◆ **What you are asked to do**: In the data, extract each line that holds the string "diagram".

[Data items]
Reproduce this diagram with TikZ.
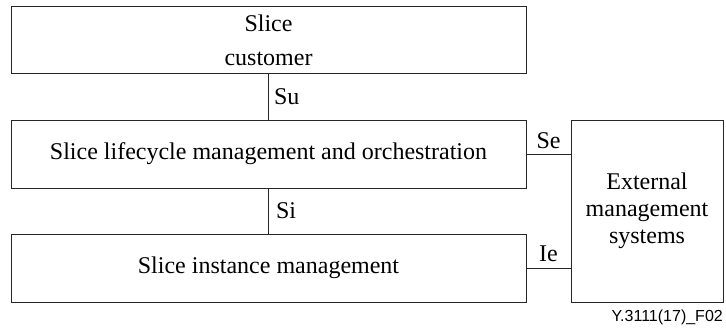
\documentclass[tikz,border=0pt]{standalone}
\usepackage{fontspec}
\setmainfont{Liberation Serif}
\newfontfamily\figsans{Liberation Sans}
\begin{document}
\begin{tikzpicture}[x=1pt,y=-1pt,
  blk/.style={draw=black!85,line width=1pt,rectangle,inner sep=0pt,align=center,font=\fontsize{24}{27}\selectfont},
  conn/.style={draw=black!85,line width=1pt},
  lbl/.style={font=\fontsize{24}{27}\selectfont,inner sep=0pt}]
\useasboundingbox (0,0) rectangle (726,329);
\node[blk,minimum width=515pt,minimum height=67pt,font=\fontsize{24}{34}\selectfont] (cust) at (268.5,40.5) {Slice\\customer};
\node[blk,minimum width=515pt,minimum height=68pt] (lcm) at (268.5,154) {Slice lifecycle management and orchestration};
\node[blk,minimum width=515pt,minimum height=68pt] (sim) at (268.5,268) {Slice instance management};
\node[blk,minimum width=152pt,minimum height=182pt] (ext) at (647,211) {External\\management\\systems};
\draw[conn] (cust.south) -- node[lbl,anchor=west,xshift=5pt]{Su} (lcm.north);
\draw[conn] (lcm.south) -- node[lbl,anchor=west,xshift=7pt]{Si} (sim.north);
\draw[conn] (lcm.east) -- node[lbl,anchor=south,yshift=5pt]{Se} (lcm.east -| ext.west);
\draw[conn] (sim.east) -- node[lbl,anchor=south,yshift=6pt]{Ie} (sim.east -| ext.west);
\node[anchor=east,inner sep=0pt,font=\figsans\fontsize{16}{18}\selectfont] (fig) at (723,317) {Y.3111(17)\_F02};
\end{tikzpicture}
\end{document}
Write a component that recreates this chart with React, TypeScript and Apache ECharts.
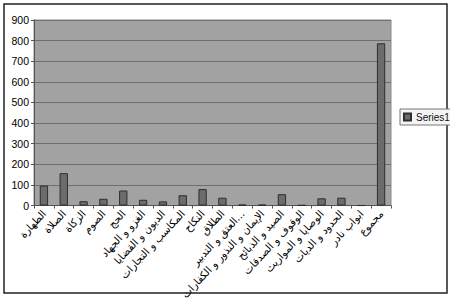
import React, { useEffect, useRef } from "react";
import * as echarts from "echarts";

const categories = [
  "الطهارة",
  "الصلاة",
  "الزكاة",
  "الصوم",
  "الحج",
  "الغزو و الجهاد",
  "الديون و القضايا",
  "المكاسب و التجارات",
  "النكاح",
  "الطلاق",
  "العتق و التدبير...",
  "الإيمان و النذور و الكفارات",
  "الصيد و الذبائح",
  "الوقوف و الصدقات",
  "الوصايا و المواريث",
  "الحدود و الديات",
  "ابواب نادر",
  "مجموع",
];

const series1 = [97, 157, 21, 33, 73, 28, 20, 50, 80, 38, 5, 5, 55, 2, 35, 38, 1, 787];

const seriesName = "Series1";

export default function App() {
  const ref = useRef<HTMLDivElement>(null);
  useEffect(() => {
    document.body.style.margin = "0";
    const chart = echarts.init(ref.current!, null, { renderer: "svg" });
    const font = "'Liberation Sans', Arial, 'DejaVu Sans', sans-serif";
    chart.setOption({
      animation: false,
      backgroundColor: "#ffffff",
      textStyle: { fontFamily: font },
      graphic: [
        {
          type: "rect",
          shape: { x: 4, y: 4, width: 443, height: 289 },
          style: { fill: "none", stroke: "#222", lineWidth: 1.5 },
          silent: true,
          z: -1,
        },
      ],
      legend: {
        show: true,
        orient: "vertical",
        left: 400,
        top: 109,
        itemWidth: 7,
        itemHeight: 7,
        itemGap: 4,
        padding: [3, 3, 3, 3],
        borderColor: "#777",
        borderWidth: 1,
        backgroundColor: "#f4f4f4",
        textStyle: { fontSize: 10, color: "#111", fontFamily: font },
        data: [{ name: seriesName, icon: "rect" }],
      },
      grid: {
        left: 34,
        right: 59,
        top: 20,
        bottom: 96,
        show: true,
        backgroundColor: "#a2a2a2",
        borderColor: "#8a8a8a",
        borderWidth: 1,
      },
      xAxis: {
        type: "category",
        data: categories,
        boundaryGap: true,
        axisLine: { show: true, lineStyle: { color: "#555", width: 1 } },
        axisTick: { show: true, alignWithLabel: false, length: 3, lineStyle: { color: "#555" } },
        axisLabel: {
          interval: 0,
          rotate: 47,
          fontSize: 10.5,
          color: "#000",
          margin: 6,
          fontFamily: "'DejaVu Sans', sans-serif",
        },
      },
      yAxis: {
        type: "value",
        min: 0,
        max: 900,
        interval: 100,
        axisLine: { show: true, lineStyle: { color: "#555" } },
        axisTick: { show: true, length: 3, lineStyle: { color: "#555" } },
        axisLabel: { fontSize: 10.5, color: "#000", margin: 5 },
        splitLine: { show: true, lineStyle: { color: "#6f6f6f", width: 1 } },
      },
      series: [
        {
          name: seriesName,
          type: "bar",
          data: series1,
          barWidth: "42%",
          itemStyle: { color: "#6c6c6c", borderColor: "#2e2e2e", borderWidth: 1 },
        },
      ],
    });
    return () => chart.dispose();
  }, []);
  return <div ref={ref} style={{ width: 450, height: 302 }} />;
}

--

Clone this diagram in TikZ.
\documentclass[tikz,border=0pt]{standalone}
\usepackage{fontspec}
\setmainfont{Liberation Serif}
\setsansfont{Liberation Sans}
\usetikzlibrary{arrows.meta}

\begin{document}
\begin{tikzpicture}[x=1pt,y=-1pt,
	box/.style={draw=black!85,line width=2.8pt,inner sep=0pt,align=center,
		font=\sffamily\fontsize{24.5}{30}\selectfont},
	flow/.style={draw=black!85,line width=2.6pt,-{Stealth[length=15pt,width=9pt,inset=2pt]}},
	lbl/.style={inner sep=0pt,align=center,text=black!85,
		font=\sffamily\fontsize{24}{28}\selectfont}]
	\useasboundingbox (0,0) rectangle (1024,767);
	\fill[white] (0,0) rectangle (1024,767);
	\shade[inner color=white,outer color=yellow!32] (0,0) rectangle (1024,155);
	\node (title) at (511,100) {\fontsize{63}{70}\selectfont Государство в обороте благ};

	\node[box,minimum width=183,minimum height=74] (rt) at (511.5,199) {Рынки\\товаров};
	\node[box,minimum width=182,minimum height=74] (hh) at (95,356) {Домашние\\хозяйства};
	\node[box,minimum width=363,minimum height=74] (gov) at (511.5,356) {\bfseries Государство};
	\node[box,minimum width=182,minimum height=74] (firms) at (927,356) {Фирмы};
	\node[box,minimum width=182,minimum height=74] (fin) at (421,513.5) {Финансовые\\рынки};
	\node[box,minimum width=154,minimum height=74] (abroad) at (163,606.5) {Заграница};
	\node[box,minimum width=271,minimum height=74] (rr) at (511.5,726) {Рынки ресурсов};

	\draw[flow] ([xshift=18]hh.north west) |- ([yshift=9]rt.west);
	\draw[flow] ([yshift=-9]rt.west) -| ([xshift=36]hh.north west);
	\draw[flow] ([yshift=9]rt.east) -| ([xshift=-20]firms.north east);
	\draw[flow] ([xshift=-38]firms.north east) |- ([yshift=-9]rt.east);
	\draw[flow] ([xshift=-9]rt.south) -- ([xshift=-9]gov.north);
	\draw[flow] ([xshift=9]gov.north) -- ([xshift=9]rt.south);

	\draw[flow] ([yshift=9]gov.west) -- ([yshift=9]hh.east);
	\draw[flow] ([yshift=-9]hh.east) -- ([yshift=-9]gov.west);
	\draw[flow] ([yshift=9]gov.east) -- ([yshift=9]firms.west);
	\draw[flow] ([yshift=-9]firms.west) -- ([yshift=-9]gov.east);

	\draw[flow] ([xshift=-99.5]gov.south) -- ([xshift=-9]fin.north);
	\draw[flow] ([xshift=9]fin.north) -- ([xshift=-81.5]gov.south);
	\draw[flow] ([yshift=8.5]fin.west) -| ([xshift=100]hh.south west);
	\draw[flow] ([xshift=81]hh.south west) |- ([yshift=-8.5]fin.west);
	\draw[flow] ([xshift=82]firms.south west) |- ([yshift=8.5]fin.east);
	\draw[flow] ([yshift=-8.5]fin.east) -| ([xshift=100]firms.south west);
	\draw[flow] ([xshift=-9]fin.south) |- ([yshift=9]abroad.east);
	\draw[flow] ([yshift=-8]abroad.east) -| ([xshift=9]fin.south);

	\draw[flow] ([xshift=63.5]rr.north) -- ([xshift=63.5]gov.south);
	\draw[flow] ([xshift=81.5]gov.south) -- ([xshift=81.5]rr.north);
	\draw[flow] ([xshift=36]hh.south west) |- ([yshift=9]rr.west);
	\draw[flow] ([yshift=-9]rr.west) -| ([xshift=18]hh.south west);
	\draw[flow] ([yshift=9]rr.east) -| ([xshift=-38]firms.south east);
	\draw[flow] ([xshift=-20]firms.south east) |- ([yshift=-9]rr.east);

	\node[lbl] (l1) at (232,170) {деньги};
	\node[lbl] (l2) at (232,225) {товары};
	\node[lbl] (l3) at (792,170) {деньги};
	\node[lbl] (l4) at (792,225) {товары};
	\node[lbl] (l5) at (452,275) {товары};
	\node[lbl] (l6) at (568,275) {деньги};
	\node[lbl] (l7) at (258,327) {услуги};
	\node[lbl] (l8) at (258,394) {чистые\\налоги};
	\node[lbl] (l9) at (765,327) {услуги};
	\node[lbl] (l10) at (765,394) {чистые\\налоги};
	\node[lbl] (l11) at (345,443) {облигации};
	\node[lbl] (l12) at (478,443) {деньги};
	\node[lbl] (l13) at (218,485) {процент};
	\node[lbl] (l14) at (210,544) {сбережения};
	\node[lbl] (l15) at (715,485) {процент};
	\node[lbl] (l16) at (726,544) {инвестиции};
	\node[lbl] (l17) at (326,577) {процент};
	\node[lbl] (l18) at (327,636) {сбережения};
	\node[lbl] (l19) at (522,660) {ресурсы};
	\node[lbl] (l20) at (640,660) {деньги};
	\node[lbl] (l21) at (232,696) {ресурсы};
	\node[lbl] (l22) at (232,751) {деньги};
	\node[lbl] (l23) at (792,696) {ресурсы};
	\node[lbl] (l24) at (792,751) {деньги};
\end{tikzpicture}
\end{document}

◆ **Task response**:
Reproduce this diagram with TikZ.
Clone this diagram in TikZ.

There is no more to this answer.